The fact that the first wearing coincided with the Headmaster’s Monday Morning Assembly rhetoric on Clothing Suitable for the Schoolroom he felt was fortunate – indeed fortuitous . He was still beaming with shimmering pride and superiority when he was called onto the rostrum as a demonstration of what must surely be Outstanding Schoolboy Sophistication. He obligingly turned a full circle and slightly lifted his arms in order that the full Glory of the Garment should be revealed.
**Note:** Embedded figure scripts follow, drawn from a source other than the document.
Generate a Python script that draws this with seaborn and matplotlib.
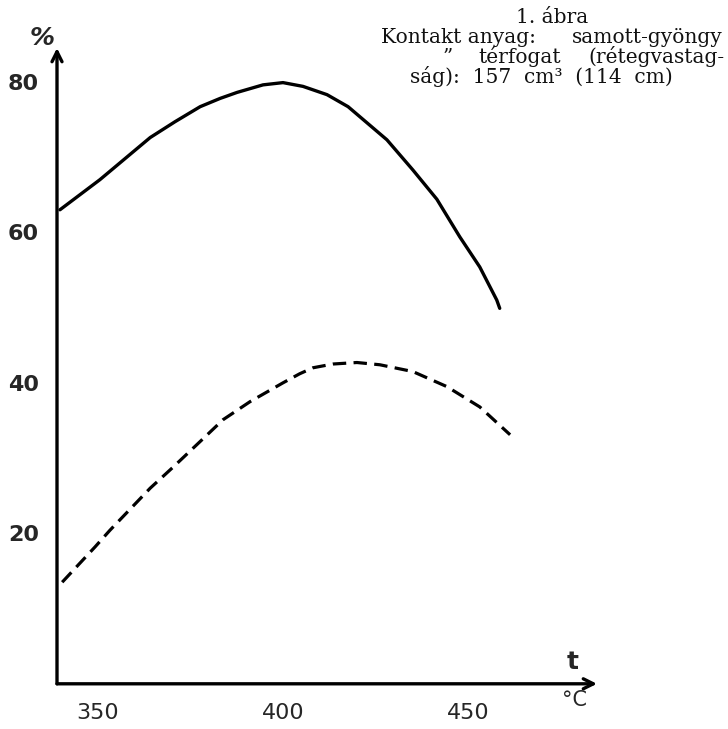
import matplotlib
matplotlib.use("Agg")
import matplotlib.pyplot as plt
import seaborn as sns
import pandas as pd

# ---- data ----
solid_t = [339.7, 350.5, 357.3, 364.1, 370.8, 377.6, 383.0, 387.6, 394.6, 400.0,
           405.4, 411.9, 417.6, 428.1, 435.1, 441.6, 447.8, 453.2, 457.8, 458.6]
solid_v = [63.0, 67.0, 69.8, 72.6, 74.7, 76.7, 77.8, 78.6, 79.6, 79.9,
           79.4, 78.3, 76.7, 72.3, 68.3, 64.4, 59.4, 55.4, 51.0, 49.9]

dashed_t = [340.3, 349.2, 353.2, 364.1, 370.3, 377.6, 383.8, 391.1, 400.0,
            404.5, 408.1, 413.5, 420.0, 426.2, 435.1, 444.3, 453.2, 461.4]
dashed_v = [13.5, 18.2, 20.4, 26.0, 28.8, 32.2, 35.1, 37.5, 40.0,
            41.2, 42.0, 42.5, 42.7, 42.4, 41.5, 39.5, 36.8, 33.1]

x_ticks = [350, 400, 450]
y_ticks = [20, 40, 60, 80]

df_solid = pd.DataFrame({"t": solid_t, "v": solid_v})
df_dashed = pd.DataFrame({"t": dashed_t, "v": dashed_v})

sns.set_style("white")
fig = plt.figure(figsize=(7.28, 7.29), dpi=100)
W, H = 728, 729
ax = fig.add_axes([57 / W, (H - 683.8) / H, (597 - 57) / W, (683.8 - 48) / H])

sns.lineplot(data=df_solid, x="t", y="v", ax=ax, color="black", lw=2.4, sort=False)
sns.lineplot(data=df_dashed, x="t", y="v", ax=ax, color="black", lw=2.3, sort=False)
ax.lines[-1].set_dashes((4.2, 2.3))
for ln in ax.lines:
    ln.set_solid_joinstyle("round")
    ln.set_dash_joinstyle("round")

ax.set_xlim(338.9, 484.9)
ax.set_ylim(0, 84.5)
ax.set_xlabel("")
ax.set_ylabel("")

for s in ["top", "right", "left", "bottom"]:
    ax.spines[s].set_visible(False)

# axes drawn as arrows
ax.annotate("", xy=(1.0, 0), xytext=(0, 0), xycoords="axes fraction",
            arrowprops=dict(arrowstyle="->", lw=2.4, color="black",
                            shrinkA=0, shrinkB=0, mutation_scale=18))
ax.annotate("", xy=(0, 1.0), xytext=(0, 0), xycoords="axes fraction",
            arrowprops=dict(arrowstyle="->", lw=2.4, color="black",
                            shrinkA=0, shrinkB=0, mutation_scale=18))

ax.set_xticks(x_ticks)
ax.set_xticklabels([str(v) for v in x_ticks])
ax.set_yticks(y_ticks)
ax.set_yticklabels([str(v) for v in y_ticks])
ax.tick_params(axis="both", direction="out", length=5, width=2, color="black")
ax.tick_params(axis="x", pad=9, labelsize=16)
ax.tick_params(axis="y", pad=8, labelsize=16)
for lab in ax.get_yticklabels():
    lab.set_fontweight("bold")
    lab.set_family("DejaVu Sans")
for lab in ax.get_xticklabels():
    lab.set_family("DejaVu Sans")

# axis labels
fig.text(42 / W, 1 - 38 / H, "%", fontsize=18, ha="center", va="center",
         style="italic", fontweight="bold")
fig.text(573 / W, 1 - 662 / H, "t", fontsize=18, ha="center", va="center",
         fontweight="bold")
fig.text(574 / W, 1 - 700 / H, "°C", fontsize=15, ha="center", va="center")

# caption block (serif)
serif = "DejaVu Serif"
fs = 14.5


def cap(x, y, s, ha="left"):
    fig.text(x / W, 1 - y / H, s, fontsize=fs, family=serif, ha=ha,
             va="baseline", color="#111111")


cap(552, 23, "1. ábra", ha="center")
cap(381, 43, "Kontakt anyag:")
cap(723, 43, "samott-gyöngy", ha="right")
cap(448, 63, "”", ha="center")
cap(478, 63, "térfogat")
cap(724, 63, "(rétegvastag-", ha="right")
cap(410, 83, "ság):  157  cm³  (114  cm)")

fig.savefig("out.png", dpi=100, facecolor="white")
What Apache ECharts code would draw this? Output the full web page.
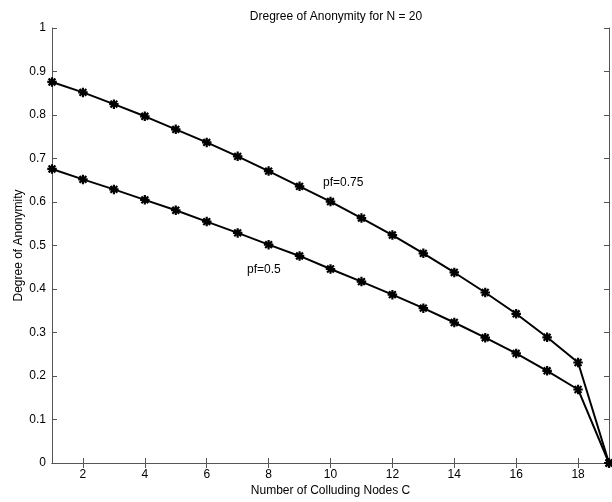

It was some minutes before he realised that he was being held to ridicule and that he might possibly be alone in believing that Silver Lurex trimmed with velvet came anywhere close to good taste even within the Colyer Road Schoolboy Fraternity of 1961.

My brother was an exceptional raconteur and we both laughed heartily when he recounted this probably slightly exaggerated story of youthful folly. Even so, it was all too evident that despite the passing of the decades and regardless of the material success that had befallen him in the ensuing years, at the age of sixty seven he was still more than a little distressed relating it.